- Task statement
Return each line of the data below exactly, omitting any pictures.
********
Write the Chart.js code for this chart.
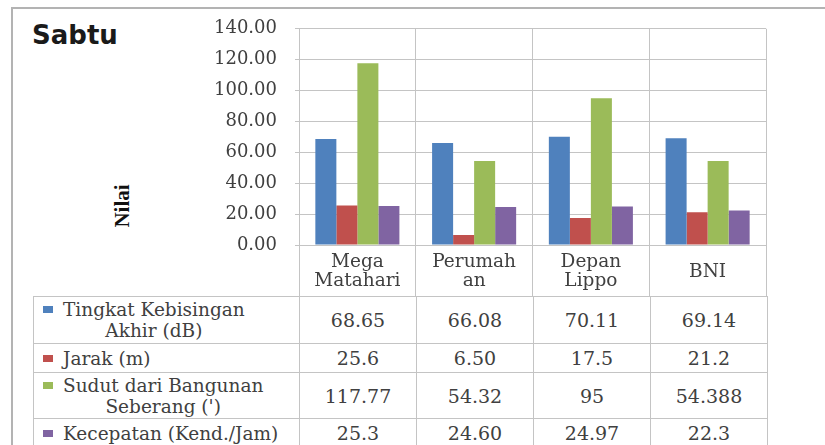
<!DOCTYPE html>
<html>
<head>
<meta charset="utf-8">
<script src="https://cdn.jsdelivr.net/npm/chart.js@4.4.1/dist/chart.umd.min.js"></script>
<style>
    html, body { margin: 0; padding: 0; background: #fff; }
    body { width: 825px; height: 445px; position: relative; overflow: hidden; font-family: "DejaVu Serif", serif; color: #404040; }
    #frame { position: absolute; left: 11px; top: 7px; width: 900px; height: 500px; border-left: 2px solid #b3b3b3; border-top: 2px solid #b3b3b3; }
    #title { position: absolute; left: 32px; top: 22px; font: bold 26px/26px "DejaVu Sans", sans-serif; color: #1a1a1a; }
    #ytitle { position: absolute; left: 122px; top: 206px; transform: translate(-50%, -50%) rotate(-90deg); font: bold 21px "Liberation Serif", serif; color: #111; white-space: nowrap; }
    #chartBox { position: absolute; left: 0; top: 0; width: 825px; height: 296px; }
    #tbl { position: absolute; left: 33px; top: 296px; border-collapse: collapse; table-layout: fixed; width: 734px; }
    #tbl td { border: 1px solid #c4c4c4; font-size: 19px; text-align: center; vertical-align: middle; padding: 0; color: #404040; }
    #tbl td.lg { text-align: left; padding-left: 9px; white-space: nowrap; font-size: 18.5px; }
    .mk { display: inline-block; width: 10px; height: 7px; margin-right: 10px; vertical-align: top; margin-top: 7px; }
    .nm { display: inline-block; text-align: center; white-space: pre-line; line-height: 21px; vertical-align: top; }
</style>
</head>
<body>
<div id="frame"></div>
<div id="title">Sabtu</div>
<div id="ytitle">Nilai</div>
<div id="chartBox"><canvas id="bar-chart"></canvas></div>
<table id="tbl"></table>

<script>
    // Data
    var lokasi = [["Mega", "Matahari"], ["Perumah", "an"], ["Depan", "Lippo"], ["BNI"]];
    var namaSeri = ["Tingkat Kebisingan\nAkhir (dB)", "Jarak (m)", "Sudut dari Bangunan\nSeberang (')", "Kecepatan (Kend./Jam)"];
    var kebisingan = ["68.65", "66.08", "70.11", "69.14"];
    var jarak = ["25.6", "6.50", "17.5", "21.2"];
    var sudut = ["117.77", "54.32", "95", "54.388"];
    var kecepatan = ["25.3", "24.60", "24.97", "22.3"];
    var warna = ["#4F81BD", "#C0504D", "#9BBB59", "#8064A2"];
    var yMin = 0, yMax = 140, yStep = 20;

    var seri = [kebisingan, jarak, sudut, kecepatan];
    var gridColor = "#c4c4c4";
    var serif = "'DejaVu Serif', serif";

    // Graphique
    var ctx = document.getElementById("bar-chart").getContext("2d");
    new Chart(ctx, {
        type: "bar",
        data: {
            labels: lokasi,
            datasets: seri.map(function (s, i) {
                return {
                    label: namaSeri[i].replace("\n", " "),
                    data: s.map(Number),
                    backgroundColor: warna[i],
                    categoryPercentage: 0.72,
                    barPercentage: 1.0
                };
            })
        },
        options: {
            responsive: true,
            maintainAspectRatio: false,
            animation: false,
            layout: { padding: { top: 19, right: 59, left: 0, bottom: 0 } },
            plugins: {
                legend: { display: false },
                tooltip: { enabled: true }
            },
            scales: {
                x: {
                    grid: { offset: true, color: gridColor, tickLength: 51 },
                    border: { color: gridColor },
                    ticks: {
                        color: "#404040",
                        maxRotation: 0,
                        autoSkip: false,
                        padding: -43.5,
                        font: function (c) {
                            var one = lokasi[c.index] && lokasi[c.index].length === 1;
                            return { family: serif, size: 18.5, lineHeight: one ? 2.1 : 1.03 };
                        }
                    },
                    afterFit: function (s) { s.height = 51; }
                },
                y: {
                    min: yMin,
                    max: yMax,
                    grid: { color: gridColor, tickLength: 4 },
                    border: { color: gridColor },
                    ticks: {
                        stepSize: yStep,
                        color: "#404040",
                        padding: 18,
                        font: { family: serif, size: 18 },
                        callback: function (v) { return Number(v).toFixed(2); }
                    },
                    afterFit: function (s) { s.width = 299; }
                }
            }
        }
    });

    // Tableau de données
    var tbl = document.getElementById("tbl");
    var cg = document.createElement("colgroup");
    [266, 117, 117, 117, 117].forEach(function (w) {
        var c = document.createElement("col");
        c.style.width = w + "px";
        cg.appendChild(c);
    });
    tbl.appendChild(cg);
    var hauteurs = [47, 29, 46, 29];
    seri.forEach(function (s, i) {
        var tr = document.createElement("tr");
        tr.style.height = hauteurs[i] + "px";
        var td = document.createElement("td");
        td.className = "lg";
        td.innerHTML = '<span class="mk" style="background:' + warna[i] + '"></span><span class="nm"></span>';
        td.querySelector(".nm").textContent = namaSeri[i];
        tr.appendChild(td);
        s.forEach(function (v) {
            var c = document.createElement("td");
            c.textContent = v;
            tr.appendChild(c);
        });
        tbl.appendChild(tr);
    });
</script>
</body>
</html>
********
- Reply to the task
Write the Chart.js code for this chart.
<!DOCTYPE html>
<html>
<head>
<meta charset="utf-8">
<script src="https://cdn.jsdelivr.net/npm/chart.js@4.4.1/dist/chart.umd.min.js"></script>
<style>
    html, body { margin: 0; padding: 0; background: #fff; }
    body { width: 825px; height: 445px; position: relative; overflow: hidden; font-family: "DejaVu Serif", serif; color: #404040; }
    #frame { position: absolute; left: 11px; top: 7px; width: 900px; height: 500px; border-left: 2px solid #b3b3b3; border-top: 2px solid #b3b3b3; }
    #title { position: absolute; left: 32px; top: 22px; font: bold 26px/26px "DejaVu Sans", sans-serif; color: #1a1a1a; }
    #ytitle { position: absolute; left: 122px; top: 206px; transform: translate(-50%, -50%) rotate(-90deg); font: bold 21px "Liberation Serif", serif; color: #111; white-space: nowrap; }
    #chartBox { position: absolute; left: 0; top: 0; width: 825px; height: 296px; }
    #tbl { position: absolute; left: 33px; top: 296px; border-collapse: collapse; table-layout: fixed; width: 734px; }
    #tbl td { border: 1px solid #c4c4c4; font-size: 19px; text-align: center; vertical-align: middle; padding: 0; color: #404040; }
    #tbl td.lg { text-align: left; padding-left: 9px; white-space: nowrap; font-size: 18.5px; }
    .mk { display: inline-block; width: 10px; height: 7px; margin-right: 10px; vertical-align: top; margin-top: 7px; }
    .nm { display: inline-block; text-align: center; white-space: pre-line; line-height: 21px; vertical-align: top; }
</style>
</head>
<body>
<div id="frame"></div>
<div id="title">Sabtu</div>
<div id="ytitle">Nilai</div>
<div id="chartBox"><canvas id="bar-chart"></canvas></div>
<table id="tbl"></table>

<script>
    // Data
    var lokasi = [["Mega", "Matahari"], ["Perumah", "an"], ["Depan", "Lippo"], ["BNI"]];
    var namaSeri = ["Tingkat Kebisingan\nAkhir (dB)", "Jarak (m)", "Sudut dari Bangunan\nSeberang (')", "Kecepatan (Kend./Jam)"];
    var kebisingan = ["68.65", "66.08", "70.11", "69.14"];
    var jarak = ["25.6", "6.50", "17.5", "21.2"];
    var sudut = ["117.77", "54.32", "95", "54.388"];
    var kecepatan = ["25.3", "24.60", "24.97", "22.3"];
    var warna = ["#4F81BD", "#C0504D", "#9BBB59", "#8064A2"];
    var yMin = 0, yMax = 140, yStep = 20;

    var seri = [kebisingan, jarak, sudut, kecepatan];
    var gridColor = "#c4c4c4";
    var serif = "'DejaVu Serif', serif";

    // Graphique
    var ctx = document.getElementById("bar-chart").getContext("2d");
    new Chart(ctx, {
        type: "bar",
        data: {
            labels: lokasi,
            datasets: seri.map(function (s, i) {
                return {
                    label: namaSeri[i].replace("\n", " "),
                    data: s.map(Number),
                    backgroundColor: warna[i],
                    categoryPercentage: 0.72,
                    barPercentage: 1.0
                };
            })
        },
        options: {
            responsive: true,
            maintainAspectRatio: false,
            animation: false,
            layout: { padding: { top: 19, right: 59, left: 0, bottom: 0 } },
            plugins: {
                legend: { display: false },
                tooltip: { enabled: true }
            },
            scales: {
                x: {
                    grid: { offset: true, color: gridColor, tickLength: 51 },
                    border: { color: gridColor },
                    ticks: {
                        color: "#404040",
                        maxRotation: 0,
                        autoSkip: false,
                        padding: -43.5,
                        font: function (c) {
                            var one = lokasi[c.index] && lokasi[c.index].length === 1;
                            return { family: serif, size: 18.5, lineHeight: one ? 2.1 : 1.03 };
                        }
                    },
                    afterFit: function (s) { s.height = 51; }
                },
                y: {
                    min: yMin,
                    max: yMax,
                    grid: { color: gridColor, tickLength: 4 },
                    border: { color: gridColor },
                    ticks: {
                        stepSize: yStep,
                        color: "#404040",
                        padding: 18,
                        font: { family: serif, size: 18 },
                        callback: function (v) { return Number(v).toFixed(2); }
                    },
                    afterFit: function (s) { s.width = 299; }
                }
            }
        }
    });

    // Tableau de données
    var tbl = document.getElementById("tbl");
    var cg = document.createElement("colgroup");
    [266, 117, 117, 117, 117].forEach(function (w) {
        var c = document.createElement("col");
        c.style.width = w + "px";
        cg.appendChild(c);
    });
    tbl.appendChild(cg);
    var hauteurs = [47, 29, 46, 29];
    seri.forEach(function (s, i) {
        var tr = document.createElement("tr");
        tr.style.height = hauteurs[i] + "px";
        var td = document.createElement("td");
        td.className = "lg";
        td.innerHTML = '<span class="mk" style="background:' + warna[i] + '"></span><span class="nm"></span>';
        td.querySelector(".nm").textContent = namaSeri[i];
        tr.appendChild(td);
        s.forEach(function (v) {
            var c = document.createElement("td");
            c.textContent = v;
            tr.appendChild(c);
        });
        tbl.appendChild(tr);
    });
</script>
</body>
</html>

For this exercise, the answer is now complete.